What you should do »
Extract the lines from the start through the line that holds "(0,0) rectangle (977,761);", both included, omitting all images.

Source data »
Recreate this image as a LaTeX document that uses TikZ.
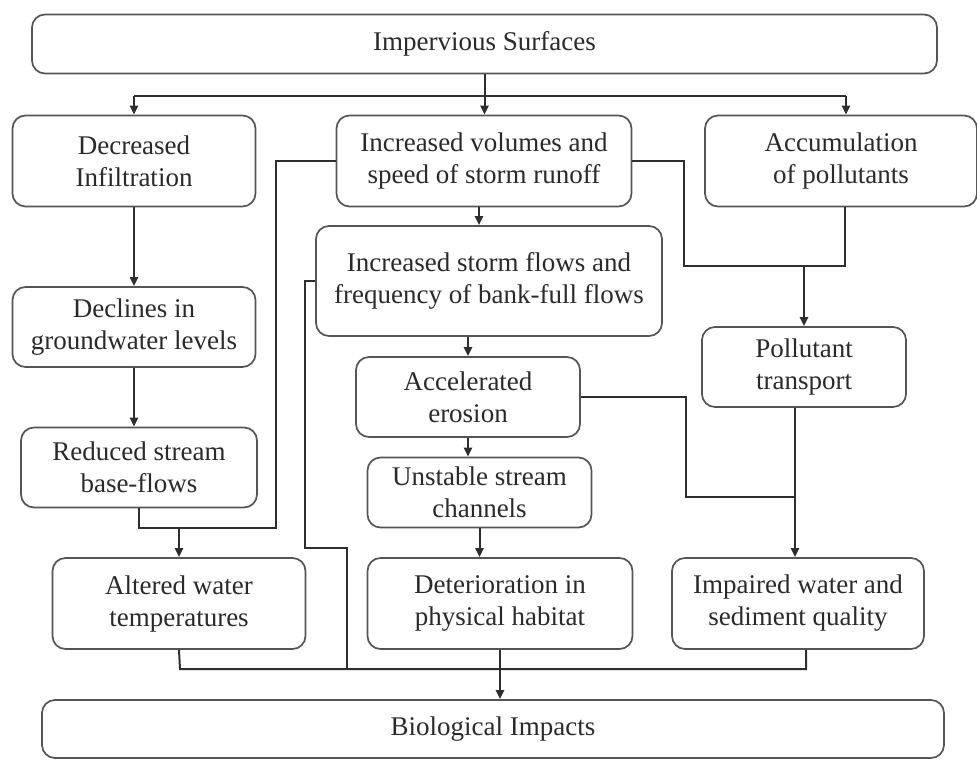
\documentclass[tikz,border=0pt]{standalone}
\usepackage{fontspec}
\setmainfont{Liberation Serif}
\usetikzlibrary{arrows.meta}
\definecolor{boxc}{HTML}{555555}
\definecolor{linec}{HTML}{2E2E2E}
\definecolor{txtc}{HTML}{2A2A2A}
\begin{document}
\begin{tikzpicture}[x=1pt,y=-1pt,
  box/.style={draw=boxc, line width=1.7pt, rounded corners=13pt, align=center,
    inner sep=0pt, text=txtc, font=\fontsize{27}{32}\selectfont},
  ln/.style={draw=linec, line width=2pt},
  arr/.style={ln, -{Triangle[length=9pt,width=8pt]}}]
\useasboundingbox (0,0) rectangle (977,761);

% nodes
\node[box, minimum width=905pt, minimum height=59pt] (imp) at (484.5,44) {Impervious Surfaces};
\node[box, minimum width=243pt, minimum height=91pt] (decr) at (134,161) {Decreased\\Infiltration};
\node[box, minimum width=295pt, minimum height=91pt] (incv) at (484,161) {Increased volumes and\\speed of storm runoff};
\node[box, minimum width=272pt, minimum height=91pt] (accum) at (841,161) {Accumulation\\of pollutants};
\node[box, minimum width=346pt, minimum height=110pt] (storm) at (489,281) {Increased storm flows and\\frequency of bank-full flows};
\node[box, minimum width=243pt, minimum height=80pt] (decl) at (134,327) {Declines in\\groundwater levels};
\node[box, minimum width=224pt, minimum height=80pt] (accel) at (468,397) {Accelerated\\erosion};
\node[box, minimum width=204pt, minimum height=80pt] (poll) at (804,367) {Pollutant\\transport};
\node[box, minimum width=236pt, minimum height=80pt] (red) at (139,467.5) {Reduced stream\\base-flows};
\node[box, minimum width=224pt, minimum height=70pt] (unst) at (479.5,492.5) {Unstable stream\\channels};
\node[box, minimum width=253pt, minimum height=91pt] (alt) at (179,603.5) {Altered water\\temperatures};
\node[box, minimum width=265pt, minimum height=91pt] (det) at (500,603.5) {Deterioration in\\physical habitat};
\node[box, minimum width=252pt, minimum height=91pt] (imq) at (798,603.5) {Impaired water and\\sediment quality};
\node[box, minimum width=902pt, minimum height=58pt] (bio) at (493,729) {Biological Impacts};

% junction points
\coordinate (jl) at (134,96);
\coordinate (jr) at (846,96);
\coordinate (m1) at (276,528);
\coordinate (m2) at (684,266);
\coordinate (m3) at (845,266);
\coordinate (m4) at (305,548);
\coordinate (m5) at (347,548);
\coordinate (m6) at (686,497);
\coordinate (m7) at (795,497);
\coordinate (bl) at (180,669);
\coordinate (br) at (806,669);

% top distribution
\draw[ln] (imp.south) -- (imp.south |- jl);
\draw[ln] (jl) -- (jr);
\draw[arr] (jl) -- (decr.north);
\draw[arr] (imp.south |- jl) -- (imp.south |- incv.north);
\draw[arr] (jr) -- (jr |- accum.north);

% left column
\draw[arr] (decr.south) -- (decr.south |- decl.north);
\draw[arr] (decl.south) -- (decl.south |- red.north);
\draw[ln] (incv.west) -| (m1) -- (red.south |- m1) -- (red.south);
\draw[arr] (alt.north |- m1) -- (alt.north);

% middle column
\draw[arr] ([xshift=-5pt]incv.south) -- ([xshift=-5pt]incv.south |- storm.north);
\draw[arr] (storm.south -| accel.north) -- (accel.north);
\draw[arr] (accel.south) -- (accel.south |- unst.north);
\draw[arr] (unst.south) -- (unst.south |- det.north);
\draw[ln] (storm.west) -| (m4) -- (m5) -- (m5 |- bl);

% right column
\draw[ln] (incv.east) -| (m2) -- (m3) -- (m3 |- accum.south);
\draw[arr] (poll.north |- m2) -- (poll.north);
\draw[ln] (accel.east) -| (m6) -- (m7);
\draw[arr] (m7 |- poll.south) -- (m7 |- imq.north);

% bottom collection
\draw[ln] (alt.south) -- (bl) -- (br) -- (br |- imq.south);
\draw[arr] (det.south) -- (det.south |- bio.north);
\end{tikzpicture}
\end{document}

Written reply »
Recreate this image as a LaTeX document that uses TikZ.
\documentclass[tikz,border=0pt]{standalone}
\usepackage{fontspec}
\setmainfont{Liberation Serif}
\usetikzlibrary{arrows.meta}
\definecolor{boxc}{HTML}{555555}
\definecolor{linec}{HTML}{2E2E2E}
\definecolor{txtc}{HTML}{2A2A2A}
\begin{document}
\begin{tikzpicture}[x=1pt,y=-1pt,
  box/.style={draw=boxc, line width=1.7pt, rounded corners=13pt, align=center,
    inner sep=0pt, text=txtc, font=\fontsize{27}{32}\selectfont},
  ln/.style={draw=linec, line width=2pt},
  arr/.style={ln, -{Triangle[length=9pt,width=8pt]}}]
\useasboundingbox (0,0) rectangle (977,761);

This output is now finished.